** BEGIN **

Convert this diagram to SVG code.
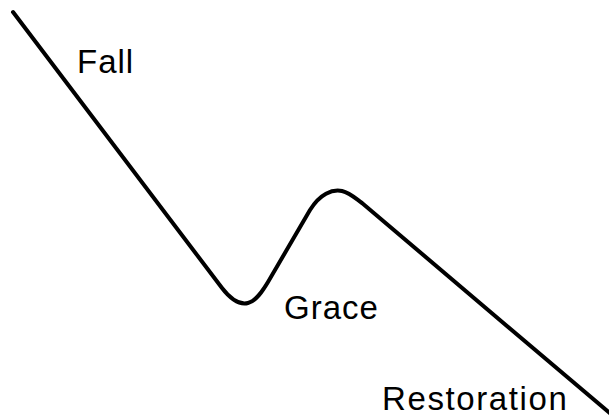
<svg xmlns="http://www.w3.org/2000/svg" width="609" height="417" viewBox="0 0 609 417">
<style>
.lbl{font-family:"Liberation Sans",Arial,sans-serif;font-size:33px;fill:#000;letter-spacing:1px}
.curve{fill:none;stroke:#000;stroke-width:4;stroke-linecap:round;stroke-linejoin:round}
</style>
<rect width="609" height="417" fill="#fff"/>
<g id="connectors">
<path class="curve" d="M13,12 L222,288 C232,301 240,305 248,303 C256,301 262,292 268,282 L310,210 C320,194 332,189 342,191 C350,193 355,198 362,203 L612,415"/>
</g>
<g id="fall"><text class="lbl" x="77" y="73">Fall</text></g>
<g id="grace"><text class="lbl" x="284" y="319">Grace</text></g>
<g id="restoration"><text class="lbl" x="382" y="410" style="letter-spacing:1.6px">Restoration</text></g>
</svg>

** END **

- Work to complete
Make an exact copy of the data above, pictures excluded.

- Output below
Convert this diagram to SVG code.
<svg xmlns="http://www.w3.org/2000/svg" width="609" height="417" viewBox="0 0 609 417">
<style>
.lbl{font-family:"Liberation Sans",Arial,sans-serif;font-size:33px;fill:#000;letter-spacing:1px}
.curve{fill:none;stroke:#000;stroke-width:4;stroke-linecap:round;stroke-linejoin:round}
</style>
<rect width="609" height="417" fill="#fff"/>
<g id="connectors">
<path class="curve" d="M13,12 L222,288 C232,301 240,305 248,303 C256,301 262,292 268,282 L310,210 C320,194 332,189 342,191 C350,193 355,198 362,203 L612,415"/>
</g>
<g id="fall"><text class="lbl" x="77" y="73">Fall</text></g>
<g id="grace"><text class="lbl" x="284" y="319">Grace</text></g>
<g id="restoration"><text class="lbl" x="382" y="410" style="letter-spacing:1.6px">Restoration</text></g>
</svg>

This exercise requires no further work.